According to FEMA’s Luis Soto there is no minimum and no maximum financial requirement to request aid from FEMA although there is a maximum grant amount.

“My message is always to register,” he said, explaining help is not available without registering.

FEMA’s Luis Soto, Fitzmarie Cesar and Chad McCormick answer questions at UVI Tuesday.

FEMA’s Luis Soto, Fitzmarie Cesar and Chad McCormick answer questions at UVI Tuesday.

Soto’s co-worker, Fritzmarie Cesar, added that Virgin Islanders should apply, document everything and move on towards recovery while waiting for an inspection which may take 30 days or longer.

Elston George of the VIDOL said Virgin Islanders who don’t qualify for unemployment benefits might qualify for FEMA’s Disaster Unemployment Assistance program.
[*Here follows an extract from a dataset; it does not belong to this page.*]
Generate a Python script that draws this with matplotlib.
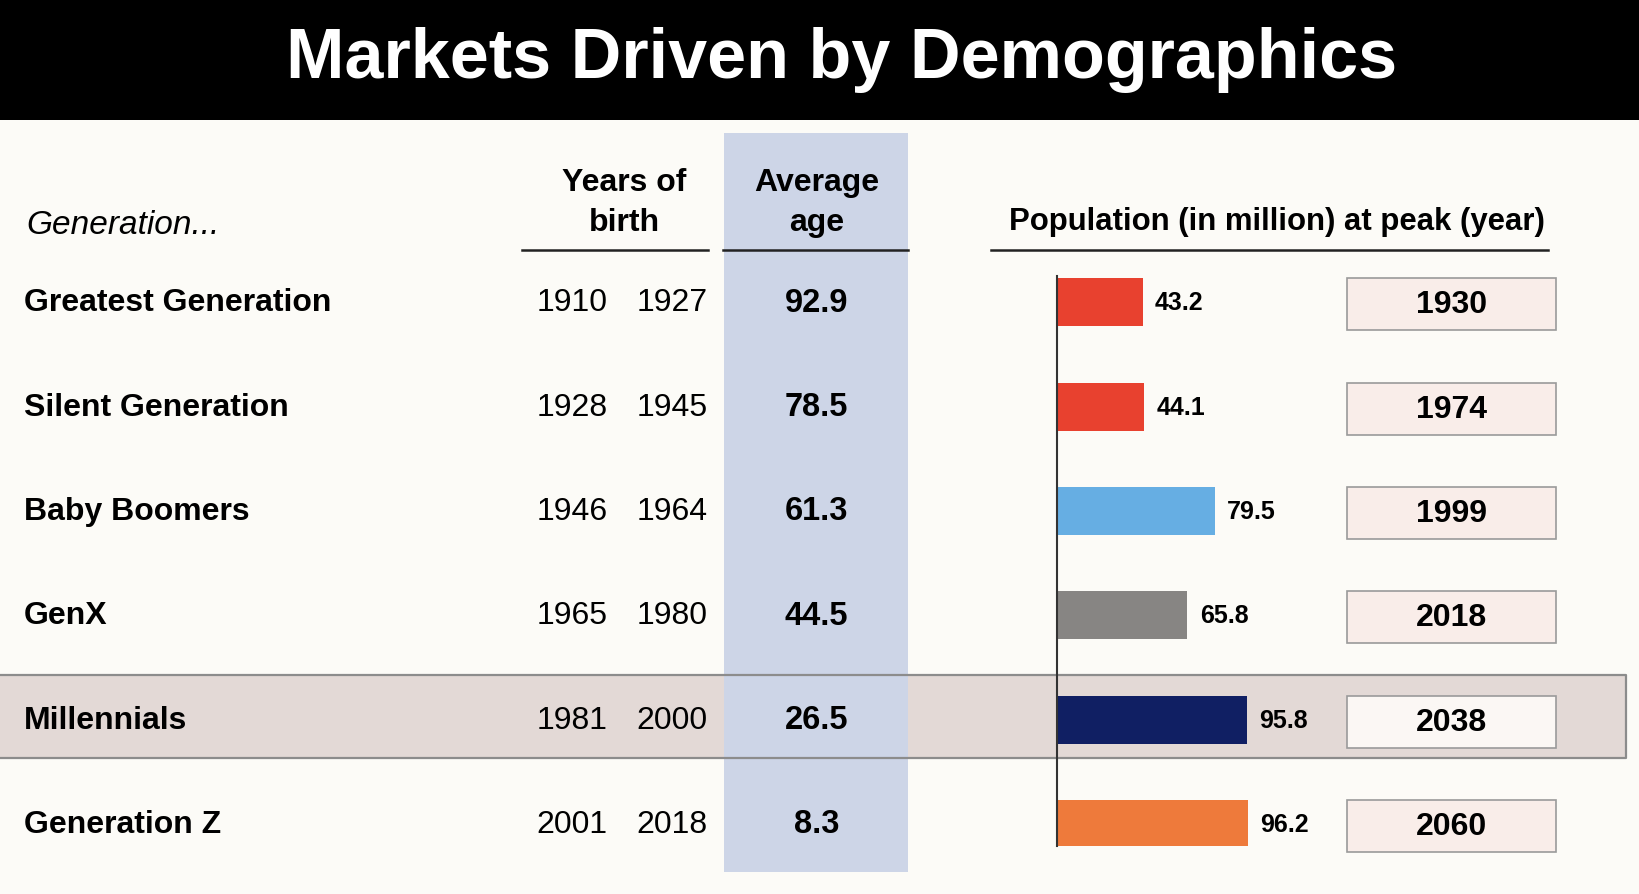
import matplotlib.pyplot as plt
from matplotlib.patches import Rectangle

plt.rcParams['font.family'] = ['Liberation Sans Narrow', 'Liberation Sans', 'DejaVu Sans']

# data
generations = ['Greatest Generation', 'Silent Generation', 'Baby Boomers',
               'GenX', 'Millennials', 'Generation Z']
birth_start = [1910, 1928, 1946, 1965, 1981, 2001]
birth_end = [1927, 1945, 1964, 1980, 2000, 2018]
avg_age = [92.9, 78.5, 61.3, 44.5, 26.5, 8.3]
peak_pop = [43.2, 44.1, 79.5, 65.8, 95.8, 96.2]
peak_year = [1930, 1974, 1999, 2018, 2038, 2060]
bar_colors = ['#e8412f', '#e8412f', '#66aee3', '#878583', '#101f63', '#ee7a3b']

# layout in reference pixels
W, H = 1568, 856
row_y = [290 + 99.8 * i for i in range(len(generations))]
hl = 4  # highlighted row

fig = plt.figure(figsize=(16.39, 8.95), dpi=100)
fig.patch.set_facecolor('#fcfbf7')
bg = fig.add_axes([0, 0, 1, 1])
bg.set_xlim(0, W)
bg.set_ylim(H, 0)
bg.axis('off')

# title bar
bg.add_patch(Rectangle((0, 0), W, 116, facecolor='black', edgecolor='none'))
bg.text(805, 57, 'Markets Driven by Demographics', color='white', fontsize=50.5,
        fontweight='bold', ha='center', va='center', family=['Liberation Sans', 'DejaVu Sans'])

# highlight band + average age column
y0, y1 = row_y[hl] - 43, row_y[hl] + 37
bg.add_patch(Rectangle((0, y0), 1556, y1 - y0, facecolor='#e3d9d6', edgecolor='none', zorder=1))
bg.add_patch(Rectangle((693, 128), 176, 707, facecolor='#cdd5e7', edgecolor='none', zorder=2))
bg.plot([0, 1556, 1556, 0], [y0, y0, y1, y1], color='#8c8c8c', lw=1.6, zorder=3)

# headers
bg.text(25, 216, 'Generation...', fontsize=24, style='italic', ha='left', va='center')
bg.text(597, 194, 'Years of\nbirth', fontsize=23, fontweight='bold', ha='center', va='center',
        linespacing=1.45)
bg.text(781, 194, 'Average\nage', fontsize=23, fontweight='bold', ha='center', va='center',
        linespacing=1.45, zorder=4)
bg.text(1222, 212, 'Population (in million) at peak (year)', fontsize=22.4, fontweight='bold',
        ha='center', va='center')
for xa, xb in [(499, 677), (692, 869), (948, 1481)]:
    bg.plot([xa, xb], [240, 240], color='#222222', lw=1.8, zorder=4)

# table rows
for i, y in enumerate(row_y):
    bg.text(23, y, generations[i], fontsize=23, fontweight='bold', ha='left', va='center', zorder=4)
    bg.text(581, y, str(birth_start[i]), fontsize=23, ha='right', va='center', zorder=4)
    bg.text(677, y, str(birth_end[i]), fontsize=23, ha='right', va='center', zorder=4)
    bg.text(781, y, f'{avg_age[i]}', fontsize=23.5, fontweight='bold', ha='center', va='center', zorder=4)
    box_fc = '#fbf7f4' if i == hl else '#f9ede9'
    bg.add_patch(Rectangle((1289, y - 23), 200, 50, facecolor=box_fc, edgecolor='#9a9a9a',
                           lw=1.2, zorder=4))
    bg.text(1389, y + 2, str(peak_year[i]), fontsize=23, fontweight='bold', ha='center', va='center',
            zorder=5)

# bar chart of peak population
ax = fig.add_axes([1011 / W, 1 - 810 / H, 190 / W, 545 / H])
ax.set_facecolor('none')
ypos = list(range(len(peak_pop)))
ax.barh(ypos, peak_pop, height=0.46, color=bar_colors)
ax.set_xlim(0, 100)
ax.set_ylim(5.21, -0.25)
for s in ['top', 'right', 'bottom']:
    ax.spines[s].set_visible(False)
ax.spines['left'].set_color('#333333')
ax.spines['left'].set_linewidth(1.5)
ax.set_xticks([])
ax.set_yticks([])
for i, v in enumerate(peak_pop):
    ax.text(v + 6.3, i, f'{v}', fontsize=18, fontweight='bold', ha='left', va='center')

fig.savefig('out.png', dpi=100, facecolor=fig.get_facecolor())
Farmers, fishers and other small business owners may receive funding for lost income due to the hurricanes. The Labor Department will accept applications until Dec. 29. More information can be found at the FEMA website or Facebook page.

Chad McCormick of FEMA said the time lag on processing requests is due to the number of disasters in the last few months – Texas, the Virgin Islands, Puerto Rico and California. More than 4.5 million applications have been received in just two months, he said.

Residents who visit a FEMA center will be able to dispel rumors such as “everybody is getting $500,” or “FEMA is replacing all generators,” McCormick said. Requests are approved or denied based on the individual’s needs and qualifications.

The FEMA recovery centers will be closed now on Sundays, with hours Monday through Saturday from 8 a.m. to 5 p.m.

Small Business Administration

SBA public affairs specialist Kelvin Nelson said although interest is charged from the inception of the loan, the first payment is not due for 12 months if the borrower wishes. He discussed the low-interest, long-term loans for businesses, homeowners and non-profit organizations.

Personal loans are available for as much as $200,000 with interest rates as low as 1.75 percent and businesses can apply for loans up to $2 million at interest as low as 3.305. Likewise, non-profits can receive as much as $2 million as low as 2.5 percent interest. Loan repayment can be extended as long as 30 years. Applicants can meet with a loan officer at the newly opened SBA office in Sion Farm Shopping Center or at SBA.gov.

“Don’t wait on insurance, start the process,” Nelson said, explaining that residents can take six months to accept or turn down a loan or request a lower amount if they desire.

VIDOL

Labor Commissioner Catherine Hendry talked about the increase in unemployment applications and assistance available from the Labor Department for training and creating a workforce plan. Currently, the DOL will reimburse for on-the-job training, worker training and customized training. She said for the next two years, most employers will be looking for workers in the construction field.

Broadband VI

Mike Meluskey, founder and president of Broadband VI, updated the group on Broadband VI internet service. During Hurricane Irma every tower on St. Thomas was destroyed, but were repaired days before Hurricane Maria. Then Maria took down all of the towers in the territory.

St. Thomas and St. John are 75 percent restored and all of the St. Croix towers are in service.

“FEMA has been just great helping us with things you wouldn’t think you need,” Meluskey said, thanking the federal agency for helping deliver vast quantities of fuel and food.

The symposium was facilitated by Anthony Weeks of The Marketplace and John Lewis of the St. Croix Chamber of Commerce.